As expected, some of the students were more interested than others. I told them that this might not be so fascinating right now, but when they have a home one day, they may stop and think about planting a rain garden instead of grass, which is not beneficial to the environment. They are finding out about grass alternatives much earlier than I did. I only discovered rain gardens a couple years ago. I told them they are way ahead of the curve.
Since we installed 10 rain gardens on our block in 2011, we’ve had many visitors. Many gardeners, a local Muslim school, curious West Seattle and Delridge neighbors, and even people who heard about the project on NPR and PBS in other states have made our block part of their visit to Seattle. I’ve enjoyed spreading the word about rain gardens and the benefits to homeowners, the environment, and the community.
If anyone wants to come check out the gardens, they are welcome to walk the block. It’s a great example of neighbors and non-profits working together to improve the community. While here, you can also see the street improvement on our block, where we collaborated with SDOT and Stewardship Partners to augment a drainage solution in the street by adding, yep, more rain gardens as well as native plants in the planting strips up and down the block. This spring will be a great time to come and check it out when everything is blooming and budding.

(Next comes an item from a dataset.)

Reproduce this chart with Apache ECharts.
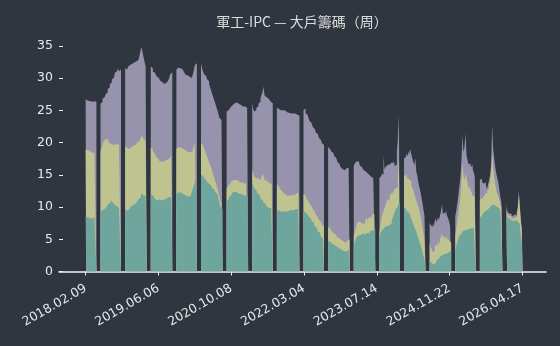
<!DOCTYPE html>
<html><head><meta charset="utf-8">
<script src="https://cdn.jsdelivr.net/npm/echarts@6/dist/echarts.min.js"></script>
<style>html,body{margin:0;padding:0;background:#30363f}#c{width:560px;height:346px}</style>
</head><body><div id="c"></div>
<script>
const _ = null; // missing weeks
const titleText = '軍工-IPC — 大戶籌碼（周）';
const tickIndex = [0, 71, 142, 213, 284, 355, 426];
const tickLabels = ['2018.02.09', '2019.06.06', '2020.10.08', '2022.03.04', '2023.07.14', '2024.11.22', '2026.04.17'];
const yTicks = [0, 5, 10, 15, 20, 25, 30, 35];

// cumulative share of large holders (top = purple, mid = yellow, bottom = teal)
const topShare = [
26.7,26.6,26.5,26.6,26.4,26.5,26.3,26.2,26.4,26.5,26.3, _,_,_,_,
26.0,26.3,26.8,27.0,27.2,27.5,27.8,28.3,28.5,29.0,29.3,29.8,30.0,30.3,30.8,31.0,31.3,31.5,31.0,31.3, _,_,_,_,
31.5,31.3,31.6,31.8,31.7,32.0,32.2,32.1,32.4,32.3,32.6,32.5,32.8,33.0,33.5,34.2,34.8,34.0,33.2,32.5,31.8, _,_,_,_,
31.8,31.5,31.0,30.8,30.6,30.5,30.2,30.0,29.8,29.6,29.4,29.3,29.1,29.0,29.2,29.4,29.3,29.6,30.0,30.6,30.9, _,_,_,_,
31.3,31.6,31.8,31.7,31.5,31.3,31.0,30.9,30.7,30.5,30.6,30.4,30.2,30.0,30.1,30.0,30.5,31.2,32.0,32.3, _,_,_,_,
32.3,31.5,31.0,30.6,30.3,30.0,29.8,29.5,29.0,28.5,28.0,27.5,27.0,26.5,26.0,25.5,25.0,24.4,23.8,23.5,23.8, _,_,_,_,
24.8,25.0,25.3,25.2,25.5,25.6,25.8,25.9,26.1,26.0,26.2,26.0,25.9,25.8,25.7,25.6,25.8,25.6,25.5,25.4,25.3, _,_,_,_,
26.1,25.2,24.8,25.0,25.4,25.6,26.0,26.3,26.8,27.4,27.8,28.7,27.3,27.0,27.2,26.8,26.6,26.5,26.3,26.1, _,_,_,_,
25.4,25.3,25.2,25.0,25.1,25.0,24.9,25.0,24.8,24.9,24.7,24.8,24.6,24.7,24.5,24.6,24.5,24.4,24.5,24.3,24.4,24.2, _,_,_,_,
25.0,25.3,24.5,24.3,24.0,23.7,23.3,23.0,22.7,22.4,22.1,21.8,21.5,21.3,21.0,20.7,20.4,20.1,19.9,19.6, _,_,_,_,
19.3,19.0,18.8,18.6,18.4,18.2,17.9,17.6,17.3,17.0,16.7,16.4,16.2,15.9,15.7,15.6,15.7,15.8,16.0,15.9,16.1, _,_,_,_,
16.3,16.8,17.1,17.3,17.0,16.7,16.4,16.2,16.0,15.8,15.6,15.5,15.3,15.2,15.0,14.9,14.7,14.6,14.5,14.3,14.2, _,_,_,_,
14.5,14.8,15.2,15.0,18.0,15.8,16.2,16.5,16.8,16.6,16.4,16.9,17.2,16.8,17.4,16.3,16.6,18.5,20.5,24.3, _,_,_,_,
17.5,17.8,18.2,17.9,18.6,18.2,19.0,18.3,17.6,17.0,16.5,17.6,15.5,14.8,13.8,13.1,12.4,11.5,10.6,9.6,8.6, _,_,_,_,
7.6,7.2,6.9,7.4,7.0,7.8,8.2,7.6,8.4,8.0,8.6,9.3,10.3,8.9,9.2,8.6,9.5,8.7,8.2,7.8,7.0, _,_,_,_,
8.6,9.4,10.5,11.8,13.2,14.5,17.0,21.0,18.5,19.3,21.4,18.0,17.2,16.6,16.8,16.2,16.5,15.9,16.0,14.8, _,_,_,_,
14.2,14.4,13.9,13.6,13.3,13.8,13.2,12.8,13.5,14.2,15.0,16.5,22.7,19.0,17.5,16.2,15.2,14.5,13.8,12.6,11.5,10.6, _,_,_,_,
10.3,9.2,9.0,8.7,8.9,8.5,8.8,8.4,8.9,8.6,9.2,10.0,12.6,10.2,8.0,6.5
];
const midShare = [
18.9,18.8,18.8,18.7,18.6,18.6,18.5,18.4,18.4,18.3,18.3, _,_,_,_,
18.6,19.2,19.8,20.2,20.5,20.4,20.6,20.3,20.0,19.8,19.9,19.7,19.8,19.6,19.7,19.8,19.6,19.5,19.6,19.5, _,_,_,_,
19.4,19.2,19.0,18.9,19.0,19.2,19.3,19.5,19.4,19.6,19.8,19.9,20.0,20.2,20.4,20.7,21.0,20.8,20.5,20.2,20.0, _,_,_,_,
19.2,19.0,18.6,18.3,18.0,17.8,17.6,17.4,17.2,17.0,16.9,17.0,17.1,17.2,17.0,17.1,17.3,17.4,17.5,17.6,18.0, _,_,_,_,
19.0,19.3,19.4,19.2,19.3,19.1,19.0,18.9,18.8,18.7,18.6,18.5,18.4,18.5,18.3,18.6,19.0,19.4,19.9,20.0, _,_,_,_,
19.9,19.6,19.3,19.0,18.6,18.2,17.8,17.3,16.9,16.5,16.0,15.5,15.0,14.5,14.0,13.4,12.9,12.3,11.6,10.9,10.5, _,_,_,_,
12.8,13.2,13.5,13.8,13.9,14.0,14.2,14.3,14.2,14.1,14.2,14.0,13.9,13.8,13.7,13.8,13.9,13.7,13.8,13.6,13.7, _,_,_,_,
15.8,15.2,14.7,14.5,14.3,14.2,14.4,14.2,14.0,14.6,15.2,14.8,14.2,14.0,14.5,13.9,13.7,13.8,13.6,13.5, _,_,_,_,
13.5,13.2,13.0,12.8,12.5,12.3,12.2,12.1,12.0,11.9,11.8,11.7,11.6,11.8,11.7,11.9,12.0,11.8,11.9,12.1,12.0,12.2, _,_,_,_,
12.0,11.8,11.5,11.2,10.9,10.6,10.4,10.1,9.8,9.6,9.3,9.1,8.8,8.5,8.2,8.0,7.7,7.4,7.2,7.0, _,_,_,_,
6.9,6.7,6.5,6.3,6.2,6.0,5.8,5.6,5.5,5.3,5.2,5.1,5.0,4.9,4.8,4.7,4.6,4.5,4.6,4.8,5.0, _,_,_,_,
5.5,6.2,6.8,7.5,7.8,8.0,8.1,7.6,7.3,7.8,7.2,7.6,8.3,8.0,7.7,8.5,8.3,8.6,8.8,8.7,8.9, _,_,_,_,
6.0,7.2,8.3,8.8,9.4,9.8,10.3,10.8,11.2,11.0,11.6,12.0,12.3,11.8,12.6,12.9,13.2,13.0,14.5,17.5, _,_,_,_,
14.8,15.0,14.7,14.5,14.6,14.3,14.0,13.5,13.0,12.6,12.0,11.5,11.0,10.5,10.0,9.5,8.7,7.9,6.9,5.8,4.6, _,_,_,_,
4.4,3.8,3.4,3.0,3.2,3.8,4.2,3.9,4.6,4.3,5.0,5.4,6.0,5.2,5.6,5.0,5.5,5.1,4.8,5.0,4.5, _,_,_,_,
5.6,6.6,7.8,9.0,10.2,11.6,14.0,16.8,14.8,14.2,15.2,14.6,13.8,12.8,13.2,12.6,12.2,11.8,11.6,11.2, _,_,_,_,
11.0,11.4,11.2,11.6,11.8,12.2,12.0,12.5,12.8,13.4,14.0,15.6,18.3,16.0,14.6,13.5,12.6,12.0,11.6,11.1,10.5,10.0, _,_,_,_,
9.8,8.8,8.6,8.3,8.5,8.1,8.4,8.0,8.5,8.2,8.8,9.6,11.8,9.7,7.6,6.0
];
const lowShare = [
8.5,8.4,8.4,8.3,8.3,8.2,8.3,8.2,8.3,8.4,8.3, _,_,_,_,
9.3,9.4,9.5,9.7,9.8,10.0,10.2,10.4,10.6,10.8,11.0,10.7,10.5,10.4,10.3,10.2,10.1,10.0,9.9,9.8, _,_,_,_,
9.6,9.5,9.4,9.6,9.8,10.0,10.1,10.2,10.4,10.5,10.7,10.9,11.0,11.2,11.5,11.8,12.1,12.0,11.8,11.9,11.7, _,_,_,_,
12.0,11.8,11.6,11.5,11.3,11.2,11.0,10.9,11.2,11.0,10.8,11.1,10.9,11.0,11.2,11.3,11.4,11.5,11.6,11.4,11.5, _,_,_,_,
12.0,12.2,12.4,12.5,12.3,12.1,12.0,11.9,11.8,11.7,11.8,11.6,11.7,11.8,11.9,12.3,12.8,13.3,13.8,14.2, _,_,_,_,
15.0,14.8,14.6,14.4,14.2,14.0,13.8,13.6,13.5,13.3,13.1,12.9,12.7,12.5,12.3,12.0,11.7,11.2,10.7,10.0,9.7, _,_,_,_,
10.9,11.2,11.5,11.7,11.9,12.1,12.3,12.4,12.4,12.3,12.2,12.1,12.0,11.9,12.0,11.9,11.8,11.9,11.8,11.7,11.8, _,_,_,_,
13.7,13.3,12.9,12.6,12.3,12.1,11.9,11.6,11.3,11.1,10.9,10.7,10.5,10.3,10.1,10.0,9.9,9.8,9.8,9.7, _,_,_,_,
9.6,9.5,9.4,9.3,9.3,9.2,9.3,9.4,9.3,9.4,9.3,9.4,9.5,9.4,9.5,9.6,9.5,9.6,9.7,9.6,9.7,9.8, _,_,_,_,
9.4,9.3,9.1,8.9,8.7,8.5,8.3,8.0,7.8,7.6,7.3,7.0,6.8,6.5,6.2,6.0,5.7,5.4,5.1,4.9, _,_,_,_,
4.8,4.6,4.5,4.3,4.2,4.1,4.0,3.9,3.8,3.7,3.6,3.5,3.4,3.3,3.2,3.1,3.0,3.1,3.2,3.4,3.6, _,_,_,_,
4.0,4.5,5.0,5.4,5.6,5.8,5.9,5.7,5.6,5.9,5.7,5.8,6.0,6.1,5.9,6.2,6.3,6.2,6.4,6.5,6.6, _,_,_,_,
5.2,5.8,6.3,6.6,6.8,6.9,7.0,7.1,7.0,7.2,7.3,7.4,7.8,8.3,8.8,9.2,9.7,10.0,10.4,10.7, _,_,_,_,
9.9,9.7,9.5,9.3,9.1,9.0,8.6,8.2,7.8,7.4,7.0,6.6,6.2,5.7,5.2,4.7,4.2,3.6,3.0,2.4,1.9, _,_,_,_,
1.6,1.3,1.1,1.0,1.1,1.3,1.5,1.8,2.0,2.2,2.3,2.4,2.6,2.5,2.7,2.6,2.8,2.9,3.0,3.1,3.2, _,_,_,_,
3.3,3.9,4.6,5.1,5.5,5.8,6.0,6.2,6.3,6.4,6.4,6.5,6.6,6.6,6.7,6.7,6.8,6.8,6.9,6.9, _,_,_,_,
8.4,8.6,8.8,9.0,9.1,9.3,9.5,9.6,9.8,10.0,10.1,10.2,10.3,10.4,10.3,10.2,10.0,9.9,9.8,9.6,9.4,9.3, _,_,_,_,
8.9,8.4,8.2,8.0,8.1,7.9,8.0,7.8,8.0,7.9,7.9,7.7,7.4,6.8,5.6,4.3
];

const BG = '#30363f';
const toPairs = arr => arr.map((v, i) => [i, v === null ? '-' : v]);
function areaSeries(name, arr, color, z) {
  return {
    name, type: 'line', data: toPairs(arr), step: 'middle', z,
    showSymbol: false, symbol: 'none', connectNulls: false, silent: true,
    lineStyle: { width: 0 }, areaStyle: { color, opacity: 1 }, animation: false
  };
}
const chart = echarts.init(document.getElementById('c'), null, { renderer: 'canvas' });
chart.setOption({
  backgroundColor: BG,
  animation: false,
  title: {
    text: titleText, left: 302, top: 15, padding: 0, textAlign: 'center',
    textStyle: { color: '#dcdcdc', fontSize: 14, fontWeight: 'normal', fontFamily: 'Noto Sans CJK TC' }
  },
  grid: { left: 59, right: 14, top: 39.3, bottom: 74.5 },
  xAxis: {
    type: 'value', min: -26, max: 449,
    axisLine: { show: true, onZero: false, lineStyle: { color: '#f2f2f2', width: 1.5 } },
    axisTick: { show: true, length: 4, lineStyle: { color: '#f2f2f2', width: 1 }, customValues: tickIndex },
    axisLabel: {
      customValues: tickIndex, rotate: 30, margin: 16, color: '#e8e8e8', fontSize: 12.5, fontFamily: 'DejaVu Sans',
      formatter: v => tickLabels[tickIndex.indexOf(v)] || ''
    },
    splitLine: { show: false }
  },
  yAxis: {
    type: 'value', min: 0, max: 36,
    axisLine: { show: false, onZero: false },
    axisTick: { show: true, inside: true, length: 4, lineStyle: { color: '#f2f2f2', width: 1 }, customValues: yTicks },
    axisLabel: { customValues: yTicks, margin: 6, color: '#e8e8e8', fontSize: 12.5, fontFamily: 'DejaVu Sans' },
    splitLine: { show: false }
  },
  series: [
    areaSeries('top', topShare, '#9893ad', 1),
    areaSeries('mid', midShare, '#bfc390', 2),
    areaSeries('low', lowShare, '#6ea59c', 3)
  ]
});
</script></body></html>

Here’s a map to the neighborhood.
ADDED SATURDAY: Chief Sealth social-studies teacher Noah Zeichner tells WSB that this was one of 10 “field experiences” taken by ninth-graders on Friday as part of the multidisciplinary WEST Project (Water, Ecology, and Sustainability Team). The destinations also included:
• Renton Water Treatment
• Cedar River Water Shed
• Water 1st
• Seattle Biomed
• Duwamish Boat ride
• Solid Ground
• Rainier Urban Farms and Wetlands
• Urban Gardens with Composting
• Gates Foundation Visitor Center
Local and global water issues continue to be a focus at Sealth, and this year’s World Water Week is coming up – at which time, among many other activities, students will present their projects to students at adjacent Denny International Middle School. More on WWW coming up in another WSB story this weekend – meantime, here’s previous coverage, including a note about this year’s keynote address, to which the community’s invited.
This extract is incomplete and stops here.